As I am mentioned in the Acknowledgements section for challenging
almost everything in this SRFI, I think it makes sense to speak up,
hoping that my opinion is valuable for the Scheme community.
Every addition to the language has to be benchmarked against the
following principles:
1. Does the addition make the language more expressive?
2. Does the addition simplify solutions to sensible programming problems?
3. Does the addition improve the semantics of the language?
4. Does the addition help the language moving forward?
5. Does the addition play well with existing specifications of the language?
I fail to see how uninterned symbols contribute to any of these points
positively:
1. The existing language already has plenty of other methods to create
objects that are not `eq?` to any existing object. This has already
been observed by John.
2. The only use case given in the SRFI is macro programming (for
communicating between procedures, any other objects besides symbols
can be used). However, the SRFI fails to give an example that can be
critisied. R6RS already has `generate-temporaries', and it would be
enough to make it explicit in the standard that the symbolic name of
such a generated temporary is (sufficiently) unique. A classical
symbol whose name is a UUID would be enough and does not need any
extension of the language.
3. The semantics of the language become more complicated and less
pleasant. The earlier possible invariant that symbols have read-write
invariance would no longer be possible. The reason d'ètre of symbols
would be gone. The user of the language will have to cope with
seemingly overlapping ways to solve problems: When to use
generate-temporaries? When to use string->uninterned-symbol? When to
use macro hygiene and when to rely on uninternedness?
4. Uninterned symbols seem to be an addition of the past that was
before the Scheme's sophisticated macro system became common.
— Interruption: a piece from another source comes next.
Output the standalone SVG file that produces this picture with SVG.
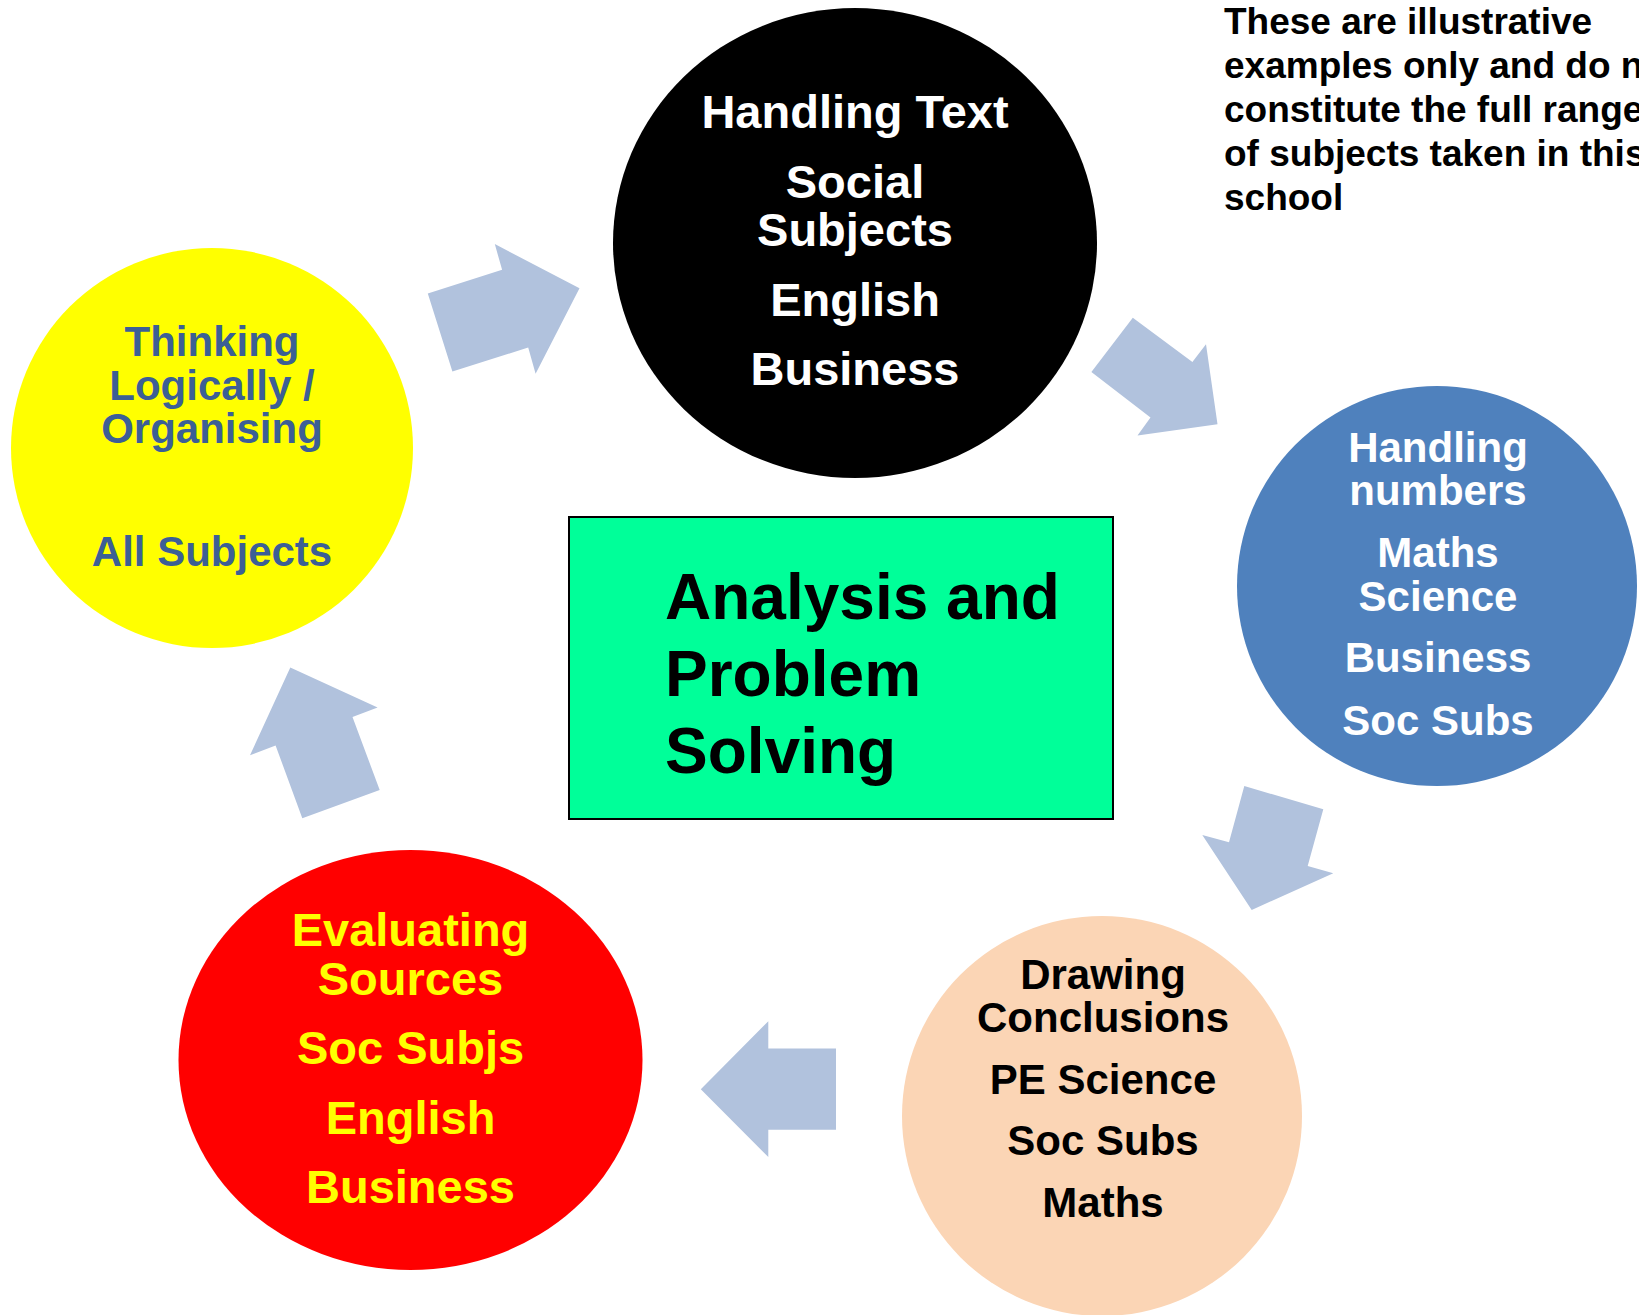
<svg xmlns="http://www.w3.org/2000/svg" width="1639" height="1315" viewBox="0 0 1639 1315">
  <defs>
    <style>
      text { font-family: "Liberation Sans", Arial, sans-serif; font-weight: bold; }
      .c { text-anchor: middle; }
      .arrow { fill: #B1C2DD; stroke: none; }
      .t47 { font-size: 47px; }
      .t42 { font-size: 42px; }
    </style>
  </defs>
  <rect x="0" y="0" width="1639" height="1315" fill="#FFFFFF"/>

  <g id="connectors">
    <polygon class="arrow" points="427.8,293.4 502.1,269.8 494.8,244.1 579.5,288.3 535.6,373.7 528.2,347.6 452.4,371.6"/>
    <polygon class="arrow" points="1091.4,372.1 1132.8,317.8 1192.4,362 1206,344.3 1217.5,424.2 1137.5,435.6 1150.5,417.5"/>
    <polygon class="arrow" points="1244.3,786 1323.3,809.3 1307.7,866 1333.3,873.3 1251.7,910 1202.3,835 1229,842.3"/>
    <polygon class="arrow" points="836,1048.5 768.3,1048.5 768.3,1021.2 700.8,1089.3 768.3,1157.1 768.3,1129.7 836,1129.7"/>
    <polygon class="arrow" points="290.3,667.6 377.6,707.6 352.5,716.9 379.7,790.1 302.3,818.3 275.6,745.5 250,755.2"/>
  </g>

  <g id="node-handling-text">
    <ellipse cx="855" cy="243" rx="242" ry="235" fill="#000000"/>
    <g class="c t47" fill="#FFFFFF">
      <text x="855" y="128.4">Handling Text</text>
      <text x="855" y="197.8">Social</text>
      <text x="855" y="246.2">Subjects</text>
      <text x="855" y="315.7">English</text>
      <text x="855" y="385.1">Business</text>
    </g>
  </g>

  <g id="node-thinking">
    <ellipse cx="212" cy="448" rx="201" ry="200" fill="#FFFF00"/>
    <g class="c t42" fill="#3C5F95">
      <text x="212" y="355.6">Thinking</text>
      <text x="212" y="399.8">Logically /</text>
      <text x="212" y="442.8">Organising</text>
      <text x="212" y="566">All Subjects</text>
    </g>
  </g>

  <g id="node-handling-numbers">
    <ellipse cx="1437" cy="586" rx="200" ry="200" fill="#4F81BD"/>
    <g class="c t42" fill="#FFFFFF">
      <text x="1438" y="462">Handling</text>
      <text x="1438" y="505">numbers</text>
      <text x="1438" y="567">Maths</text>
      <text x="1438" y="611">Science</text>
      <text x="1438" y="672">Business</text>
      <text x="1438" y="735">Soc Subs</text>
    </g>
  </g>

  <g id="node-drawing-conclusions">
    <ellipse cx="1102" cy="1116" rx="200" ry="200" fill="#FBD5B5"/>
    <g class="c t42" fill="#000000">
      <text x="1103" y="988.8">Drawing</text>
      <text x="1103" y="1031.7">Conclusions</text>
      <text x="1103" y="1094">PE Science</text>
      <text x="1103" y="1155">Soc Subs</text>
      <text x="1103" y="1216.9">Maths</text>
    </g>
  </g>

  <g id="node-evaluating-sources">
    <ellipse cx="410.5" cy="1060" rx="232" ry="210" fill="#FF0000"/>
    <g class="c t47" fill="#FFFF00">
      <text x="410.5" y="946.2">Evaluating</text>
      <text x="410.5" y="995">Sources</text>
      <text x="410.5" y="1064">Soc Subjs</text>
      <text x="410.5" y="1133.5">English</text>
      <text x="410.5" y="1203">Business</text>
    </g>
  </g>

  <g id="node-center">
    <rect x="569" y="517" width="544" height="302" fill="#00FF99" stroke="#000000" stroke-width="2"/>
    <g font-size="64" fill="#000000">
      <text x="665" y="619.3">Analysis and</text>
      <text x="665" y="696">Problem</text>
      <text x="665" y="772.7">Solving</text>
    </g>
  </g>

  <g id="note" font-size="37" fill="#000000">
    <text x="1224" y="33.5">These are illustrative</text>
    <text x="1224" y="77.5">examples only and do not</text>
    <text x="1224" y="121.7">constitute the full range</text>
    <text x="1224" y="165.7">of subjects taken in this</text>
    <text x="1224" y="210">school</text>
  </g>
</svg>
The best
way for Scheme to move forward is to simplify things and not to go
back to CL.
5. The lexical syntax is incompatible with the small language where
`|' is a delimiter and `:' is an identifier. Adding uninterned symbols
to the set of datum values is incompatible with the idea that datum
values have read-write invariance.
In fact, as soon as uninterned symbols appear in datum values, they
will have to be interned somehow by AOT compilers anyway because then
they appear in syntax objects which need to be serialised and
deserialised when AOT expanded libraries are written and read-back.
Chez's `string->uninterned-symbol' seems to be a relict from former
versions of Chez. When adding such a symbol to a global environment in
Chez, only the textual name is taken into account. This makes sense
because there would be a space leak otherwise, as environments are not
weak hash tables. In particular, Chez's uninterned symbols cannot be
used reliably to generate unique identifiers in the sense of macro
programming, For Chez, it seems that all new code should use its
gensyms.
To make it precise that uninterned symbols are unique, this SRFI will
need some language saying that uninterned symbols are conceptually
tagged with a location or similar.
Hash tables and other data structures taking symbols as keys lose some
properties and become hard to implement correctly. Before, a table
holding symbols neededn't be weak because (interned) symbols never
became inaccessible. Now, it has to be replaced by a weak table but
that table would have to be able to support both weak keys that can be
garbage collected and keys that can be recreated on demand.